Each carboxylic acid can be converted to its methyl ester via Fischer esterification: add methanol under acidic conditions (CH₃OH/H⁺).

This is a good synthesis to know, because vinyl benzene is a good starting point for many synthesis problems you will encounter down the road.

An ethyl group can be added to benzene via Friedel-Crafts alkylation. 

To add that alkene, we you will have to do some sort of elimination reaction. The easiest way to do this is via bromination. Free radical bromination (with NBS or Br₂/hν) will add a bromine to the position of the most stable radical, which is the benzylic position (due to resonance).

Then adding a strong base like potassium tert-butoxide will do an E2 reaction to form the alkene.

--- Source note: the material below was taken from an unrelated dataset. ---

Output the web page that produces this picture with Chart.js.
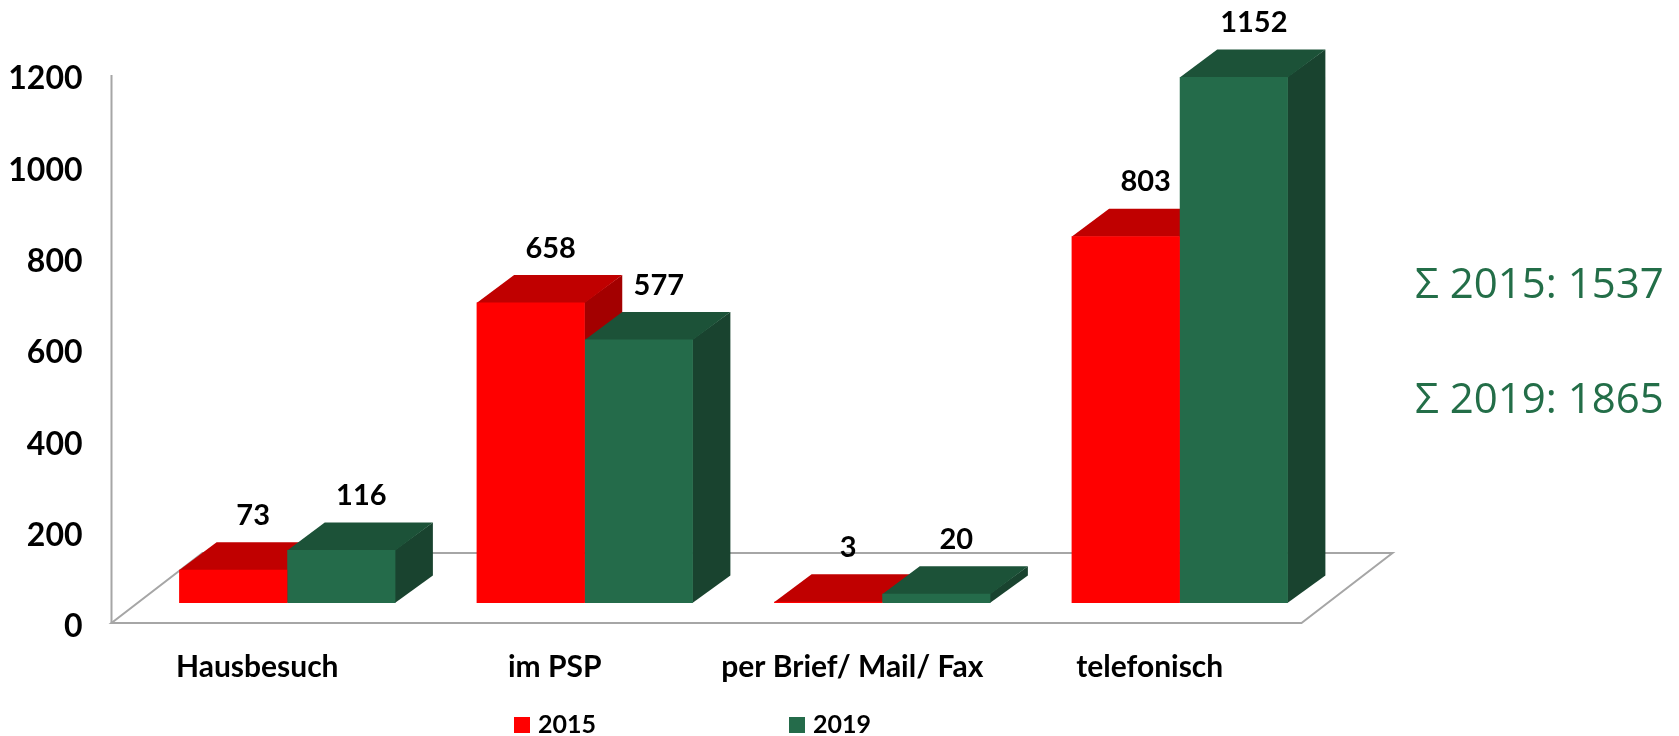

The protecting group most commonly used for aldehydes and ketones (in undergraduate orgo) is ethylene glycol.

It is put on using HOCH₂CH₂OH/H⁺ and removed with H₂O/H⁺.

For a), the reaction calls for the use of acetylide with an alkyl halide. But acetylides also react with carbonyls.

So before the alkyne is deprotonated using a strong base (such as NaNH₂), the carbonyl must be protected with ethylene glycol. 

For b), the reaction calls for the addition of two equivalents of phenyl Grignard to the ester. The problem is that esters aren't as reactive as ketones (or aldehydes), so the Grignard would react with the ketone before it ever touched the ester! To prevent this, the ketone must be protected before Grignard is added.

For both imines and enamines, the sp² carbon comes from the carbonyl, and the nitrogen comes from the amine.